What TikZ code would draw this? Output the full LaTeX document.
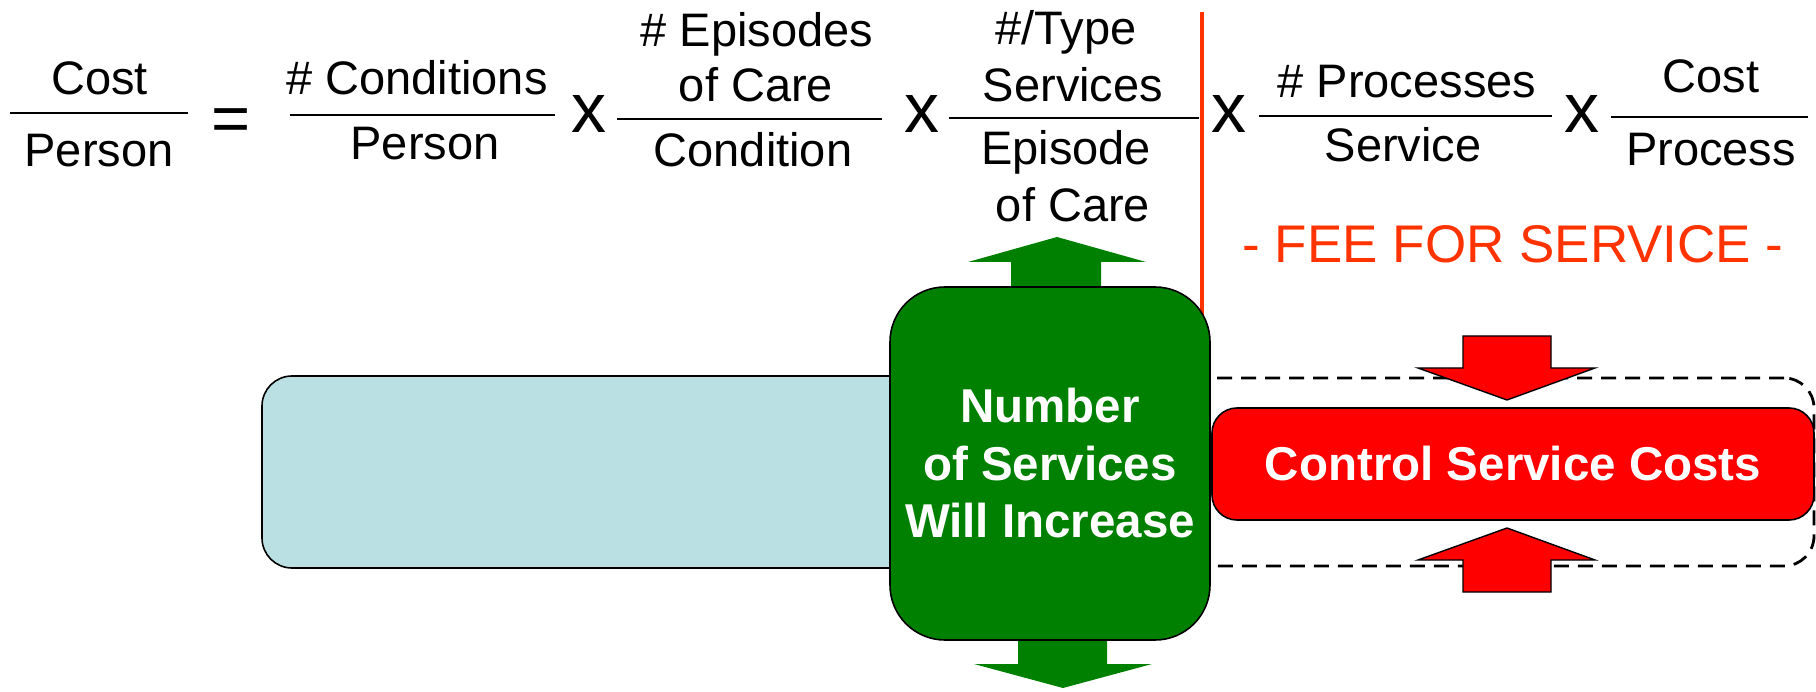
\documentclass[tikz,border=0pt]{standalone}
\usepackage{fontspec}
\setmainfont{Liberation Sans}
\definecolor{feered}{HTML}{FF3300}
\definecolor{boxgreen}{HTML}{008000}
\definecolor{boxred}{HTML}{FF0000}
\definecolor{paleblue}{HTML}{BAE0E3}
\begin{document}
\begin{tikzpicture}[x=1pt,y=-1pt,
  term/.style={anchor=base, inner sep=0pt, font=\fontsize{47}{56}\selectfont},
  times/.style={anchor=base, inner sep=0pt, font=\fontsize{70}{80}\selectfont},
  fracbar/.style={line width=2.5pt},
  outlined/.style={draw=black, line width=1.6pt},
  blockgreen/.style={fill=boxgreen},
  blockred/.style={fill=boxred, draw=black, line width=1.4pt, line join=miter},
  boxlabel/.style={text=white, align=center, font=\bfseries\fontsize{47.5}{57.5}\selectfont}]
\useasboundingbox (0,0) rectangle (1816,692);

% ---------- cost equation ----------
\node[term] (costA)    at (99.5,95)  {Cost};
\node[term] (personA)  at (99,167)   {Person};
\draw[fracbar] (10,113) coordinate (barAl) -- (188,113) coordinate (barAr);

\node[anchor=base, inner sep=0pt, font=\fontsize{67}{70}\selectfont] (eq) at (231,142) {=};

\node[term] (cond)     at (417,95)   {\# Conditions};
\node[term] (personB)  at (425,160)  {Person};
\draw[fracbar] (290,115) coordinate (barBl) -- (555,115) coordinate (barBr);

\node[times] (xA) at (589,133) {x};

\node[term] (episA)    at (757,47)   {\# Episodes};
\node[term] (careA)    at (756,102)  {of Care};
\node[term] (condB)    at (753,167)  {Condition};
\draw[fracbar] (617,119) coordinate (barCl) -- (882,119) coordinate (barCr);

\node[times] (xB) at (922,133) {x};

\node[term] (typeA)    at (1066,45)  {\#/Type};
\node[term] (servA)    at (1073,102) {Services};
\node[term] (episB)    at (1066,165) {Episode};
\node[term] (careB)    at (1073,222) {of Care};
\draw[fracbar] (949,118) coordinate (barDl) -- (1199,118) coordinate (barDr);

\node[times] (xC) at (1228.5,133) {x};

\node[term] (procA)    at (1407,98)  {\# Processes};
\node[term] (servB)    at (1403,162) {Service};
\draw[fracbar] (1259,116) coordinate (barEl) -- (1552,116) coordinate (barEr);

\node[times] (xD) at (1581.5,133) {x};

\node[term] (costB)    at (1711,93)  {Cost};
\node[term] (procB)    at (1711,166) {Process};
\draw[fracbar] (1611,117) coordinate (barFl) -- (1808,117) coordinate (barFr);

\node[anchor=base, inner sep=0pt, text=feered, font=\fontsize{53}{60}\selectfont]
  (fee) at (1513,263) {- FEE FOR SERVICE -};

% ---------- lower diagram ----------
% dashed frame round the cost control box
\node[draw=black, dashed, dash pattern=on 15pt off 9pt, line width=2.8pt,
      rounded corners=30pt, minimum width=664pt, minimum height=188pt,
      inner sep=0pt] (frame) at (1482,472) {};

% pale blue bar
\node[outlined, fill=paleblue, rounded corners=30pt,
      minimum width=690pt, minimum height=192pt, inner sep=0pt]
  (blue) at (607,472) {};

% fee-for-service divider
\draw[feered, line width=4pt] (1202,12) coordinate (divtop) -- (1202,330) coordinate (divbot);

% green block arrows
\fill[blockgreen] (1011,300) -- (1011,262) -- (968,262) -- (1057,237)
  -- (1146,262) -- (1101,262) -- (1101,300) -- cycle;
\fill[blockgreen] (1018,625) -- (1018,664) -- (974,664) -- (1063,688)
  -- (1152,664) -- (1107,664) -- (1107,625) -- cycle;

% green box
\node[outlined, fill=boxgreen, rounded corners=55pt,
      minimum width=320pt, minimum height=353pt, inner sep=0pt, boxlabel]
  (green) at (1050,463.5) {Number\\of Services\\Will Increase};

% red box
\node[outlined, fill=boxred, rounded corners=25pt,
      minimum width=602pt, minimum height=112pt, inner sep=0pt, boxlabel]
  (red) at (1513,464) {Control Service Costs};

% red block arrows squeezing the red box
\filldraw[blockred] (1463,336) -- (1551,336) -- (1551,368) -- (1595,368)
  -- (1507,400) -- (1418,368) -- (1463,368) -- cycle;
\filldraw[blockred] (1507,528) -- (1595,560) -- (1551,560) -- (1551,592)
  -- (1463,592) -- (1463,560) -- (1418,560) -- cycle;
\end{tikzpicture}
\end{document}
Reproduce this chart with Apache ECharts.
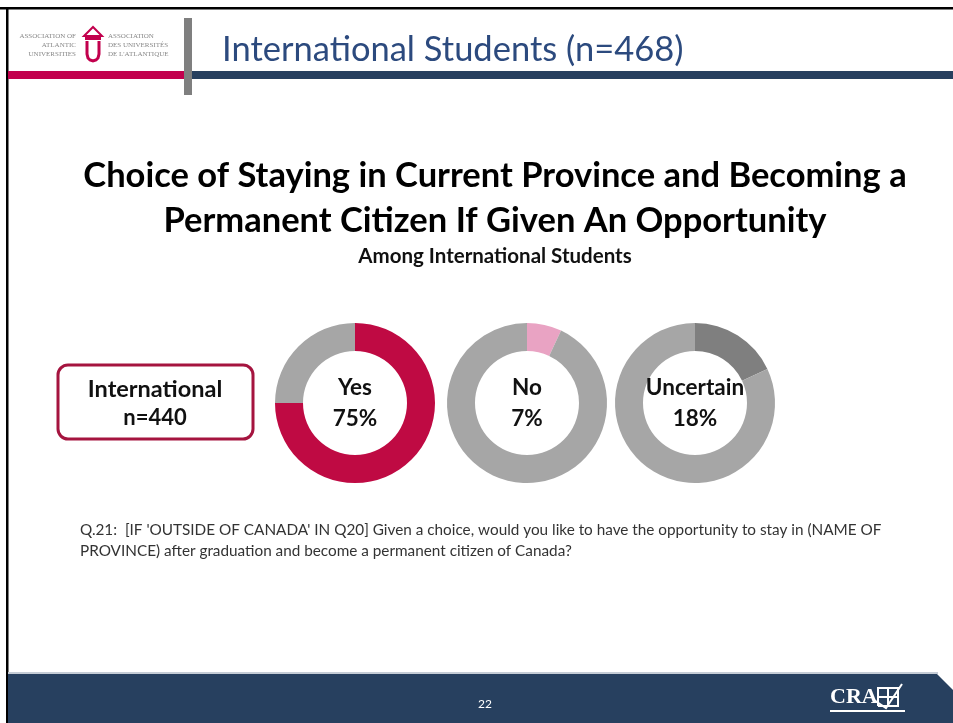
:::::
◆ **GIVEN EXERCISE**
Copy every line of the material in which the word "this" occurs.

◆ **EXERCISE SOLUTION**
What TikZ code would draw this? Output the full LaTeX document.
Reproduce this chart with Apache ECharts.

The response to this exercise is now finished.